As I write this I’ve been back home for 2 full days after 13 months of living abroad and traveling. I can only assume the next week or so will bring on a whirlwind of emotions as I settle back into the rhythm of Wisconsin and recount the details of my past year’s adventures to friends and family. Already all the things I’ve done, people I’ve met and places I’ve seen are coming to mind in that beautiful hindsight view that seems to take over once you leave a place. The memories are starting to seem sweeter now that I’ve distanced myself physically from the places they were created.
Although there were a few times I was ready to jump on a plane and come home early I’m truly glad I stayed the full year in Australia and went through with my plans to head to Thailand because it was more than worth it. It was just the challenge I needed in life to push me mentally and really help with the personal growth I was (and still am) craving. The plan is to put together something to share the highlights of my travels while the memories are still fresh but for now I’m just allowing myself to do some light reflecting.
It’s quite surreal I have to say. Everything seems exactly as I left it. I haven’t had a chance to catch up with all my friends and family yet but the one’s I have had the pleasure of seeing already it’s like we’ve just picked up right where we left off. Always a comforting feeling being in the presence of someone you can just let your walls down with, be yourself, and not have to give the background story to everything because they already know.
Funny to think I fought with myself many times about when I would return.
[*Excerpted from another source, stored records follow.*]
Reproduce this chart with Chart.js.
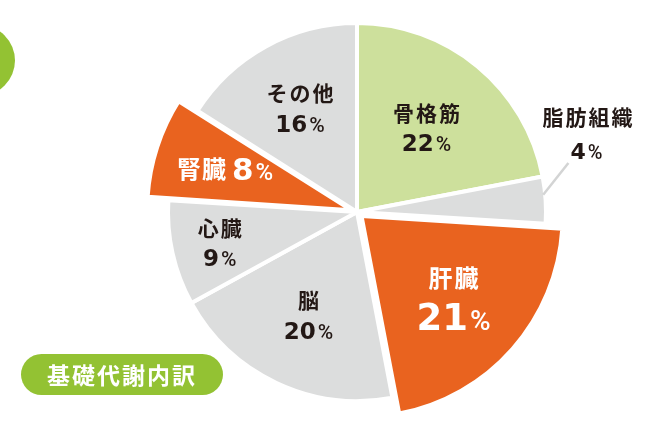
<!DOCTYPE html>
<html lang="ja">
<head>
<meta charset="utf-8">
<script src="https://cdn.jsdelivr.net/npm/chart.js@4.4.1/dist/chart.umd.min.js"></script>
<style>
body{margin:0;background:#fff;}
#wrap{position:relative;width:652px;height:438px;overflow:hidden;}
#dot{position:absolute;left:-56px;top:25px;width:71px;height:71px;border-radius:50%;background:#93c233;}
#tag{position:absolute;left:21px;top:354px;width:202px;height:41px;border-radius:21px;background:#93c233;color:#fff;
 font:700 23px "Noto Sans CJK JP";line-height:41px;text-align:center;letter-spacing:2px;}
canvas{position:absolute;left:0;top:0;}
</style>
</head>
<body>
<div id="wrap">
 <canvas id="pieChart" width="652" height="438"></canvas>
 <div id="dot"></div>
 <div id="tag">基礎代謝内訳</div>
</div>
<script>
// 基礎代謝の内訳 (%)
const organs = ["骨格筋", "脂肪組織", "肝臓", "脳", "心臓", "腎臓", "その他"];
const shares = [22, 4, 21, 20, 9, 8, 16];

const sliceColors = ["#cde09c", "#dcdddd", "#e9631f", "#dcdddd", "#dcdddd", "#e9631f", "#dcdddd"];
const bigSlice = [false, false, true, false, false, true, false];
// label placement (fraction of radius), "out" = outside with leader line
const labelRadius = [0.577, "out", 0.61, 0.604, 0.744, 0.66, 0.625];

const DARK = "#231815";
const CJK = '"Noto Sans CJK JP"';
const NUM = '"DejaVu Sans"';

function drawValue(ctx, x, cy, v, numSize, pctSize, color){
 ctx.fillStyle = color;
 ctx.textAlign = "left";
 ctx.textBaseline = "alphabetic";
 ctx.font = "700 " + numSize + "px " + NUM;
 const nw = ctx.measureText(String(v)).width;
 ctx.font = "500 " + pctSize + "px Roboto";
 const pw = ctx.measureText("%").width;
 let left = x - (nw + 2 + pw) / 2;
 const base = cy + numSize * 0.365;
 ctx.font = "700 " + numSize + "px " + NUM;
 ctx.fillText(String(v), left, base);
 ctx.font = "500 " + pctSize + "px Roboto";
 ctx.fillText("%", left + nw + 2, base);
}

function drawName(ctx, x, cy, name, size, color){
 ctx.fillStyle = color;
 ctx.textAlign = "center";
 ctx.textBaseline = "middle";
 ctx.font = "700 " + size + "px " + CJK;
 ctx.letterSpacing = "2px";
 ctx.fillText(name, x + 1, cy);
 ctx.letterSpacing = "0px";
}

const growSlices = {
 id: "growSlices",
 afterDatasetsUpdate(chart){
  const meta = chart.getDatasetMeta(0);
  meta.data.forEach((arc, i) => {
   if(bigSlice[i]) arc.outerRadius = 201;
  });
 }
};

const sliceLabels = {
 id: "sliceLabels",
 afterDatasetsDraw(chart){
  const ctx = chart.ctx;
  const meta = chart.getDatasetMeta(0);
  meta.data.forEach((arc, i) => {
   const mid = (arc.startAngle + arc.endAngle) / 2;
   const shift = (arc.options.offset || 0) / 4;
   const cx = arc.x + Math.cos(mid) * shift;
   const cy = arc.y + Math.sin(mid) * shift;
   ctx.save();
   if(labelRadius[i] === "out"){
    const a1 = mid - 0.03, a2 = mid - 0.165;
    const r1 = arc.outerRadius - 2, r2 = arc.outerRadius + 28;
    const x1 = cx + Math.cos(a1) * r1, y1 = cy + Math.sin(a1) * r1;
    const x2 = cx + Math.cos(a2) * r2, y2 = cy + Math.sin(a2) * r2;
    ctx.strokeStyle = "#d3d4d4";
    ctx.lineWidth = 2.5;
    ctx.beginPath();
    ctx.moveTo(x1, y1);
    ctx.lineTo(x2, y2);
    ctx.stroke();
    drawName(ctx, x2 + 19, y2 - 46, organs[i], 21, DARK);
    drawValue(ctx, x2 + 18, y2 - 12, shares[i], 22, 20, DARK);
   } else {
    const r = arc.outerRadius * labelRadius[i];
    const lx = cx + Math.cos(mid) * r;
    const ly = cy + Math.sin(mid) * r;
    if(bigSlice[i] && shares[i] < 10){
     // one line: name + value
     ctx.font = "700 24px " + CJK;
     ctx.letterSpacing = "1px";
     const nw = ctx.measureText(organs[i]).width;
     ctx.letterSpacing = "0px";
     ctx.font = "700 31px " + NUM;
     const vw = ctx.measureText(String(shares[i])).width;
     ctx.font = "500 24px Roboto";
     const pw = ctx.measureText("%").width;
     const total = nw + 5 + vw + 2 + pw;
     const left = lx - total / 2;
     ctx.fillStyle = "#fff";
     ctx.textAlign = "left";
     ctx.textBaseline = "middle";
     ctx.font = "700 24px " + CJK;
     ctx.letterSpacing = "1px";
     ctx.fillText(organs[i], left, ly);
     ctx.letterSpacing = "0px";
     drawValue(ctx, left + nw + 5 + (vw + 2 + pw) / 2, ly, shares[i], 31, 24, "#fff");
    } else if(bigSlice[i]){
     drawName(ctx, lx, ly - 19, organs[i], 24, "#fff");
     drawValue(ctx, lx, ly + 19, shares[i], 37, 28, "#fff");
    } else {
     drawName(ctx, lx, ly - 15, organs[i], 21, DARK);
     drawValue(ctx, lx, ly + 15, shares[i], 23, 21, DARK);
    }
   }
   ctx.restore();
  });
 }
};

const ctx = document.getElementById("pieChart").getContext("2d");
new Chart(ctx, {
 type: "pie",
 data: {
  labels: organs,
  datasets: [{
   data: shares,
   backgroundColor: sliceColors,
   borderColor: "#ffffff",
   borderWidth: 4,
   offset: bigSlice.map(b => b ? 24 : 0)
  }]
 },
 options: {
  responsive: false,
  animation: false,
  events: [],
  radius: 189,
  layout: {padding: {left: 62, right: 0, top: 0, bottom: 14}},
  plugins: {
   legend: {display: false},
   tooltip: {enabled: false}
  }
 },
 plugins: [growSlices, sliceLabels]
});
</script>
</body>
</html>
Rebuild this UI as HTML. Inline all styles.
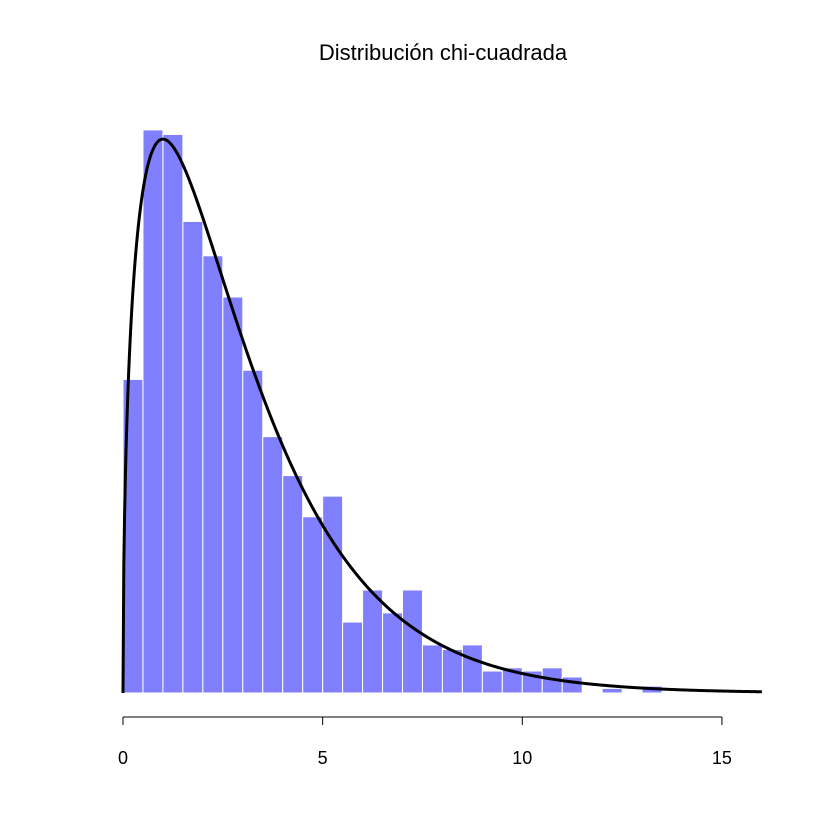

It’s not that I didn’t miss people and it’s not that I hate where I’m from. But I had this deep fear that coming back would somehow cause me to lose my momentum towards my goals. After finally taking off and ticking long-term travel and solo travel off my list I didn’t want anything to hold me back from continuing. For lack of better term I was terrifyingly frightened of becoming ‘stuck’ in Wisconsin. It seems a bit silly now, as most of the worries I create for myself tend to, but I had some serious resistance going on.
However, at the end of the day I think I waited until the right time. If I would have came home earlier I would have had some regrets and if I would have continued on to Laos and more of South East Asia as I was (loosely) planning on doing when I first started my jaunt in Thailand I don’t think I would have enjoyed myself as much. Or at least wouldn’t have been as present as I would have liked.
To give a little background I left Sydney the first week of October and headed to Cairns to do something I had envisioned since coming to Australia which was dive in the Great Barrier Reef. I spent about a week there exploring and reveling in pure holiday mode. Afterwards I took off on a one-way flight to Thailand starting in Bangkok and planned to travel Thailand until I was ready to come home. I honestly had no idea how long I would be there but it ended up being 27 days and was mostly spent in the north.
The first 3 weeks of my trip I was high on freedom ready to do and see it all. But the last week was filled with some deep introspection. To be completely honest I was pretty burnt out and the resistance I had towards going home was really starting to take its toll on me. There was a lingering feeling that I needed to get things in order before I could be fully present and continue traveling.
In order to keep sane I spent time doing tons of reiki, meditation, journaling and a healthy dose of alone time. I had the great fortune of meeting a few other likeminded travelers so when I was feeling social I was in the company of goodhearted people. All of that combined helped me to realize exactly what it was I needed to feel good and start vibrating at a more positive energy level again. Literally one day I woke up and it dawned on me that I wanted to come home for a little bit. Without thinking I pushed aside all the feelings that I had that deemed coming home as being some sort of ‘travel failure’ (whatever that means) and just bought my ticket.
Thankfully, after a long journey from Thailand back to the US I can already tell that I made the right decision. My intuition tells me a new chapter is waiting to be started and I have so many projects I’m planning on getting done as I hibernate through the brutality of Wisconsin’s winter. (Call me dramatic but I was really spoiled in Sydney. ) The feeling in my heart is that I’m right on track. Even though I initially fantasized about non-stop travel, coming back home to refuel, get a bit more grounded and re-evaluate my goals is ultimately the best thing I think I can do for myself now.
With all of that being said these upcoming weeks are dedicated to ‘getting my life together’ as I like to call it— lots of goal setting, planning, plotting, and reuniting to be done. Once I get my thoughts sorted I hope to share some of my visions for 2015. Overall I’m excited for what’s in store and am feeling really confident in my ability to accomplish all I’ve had brewing in my mind for way too long. Life is good right about now and for that I am more than grateful.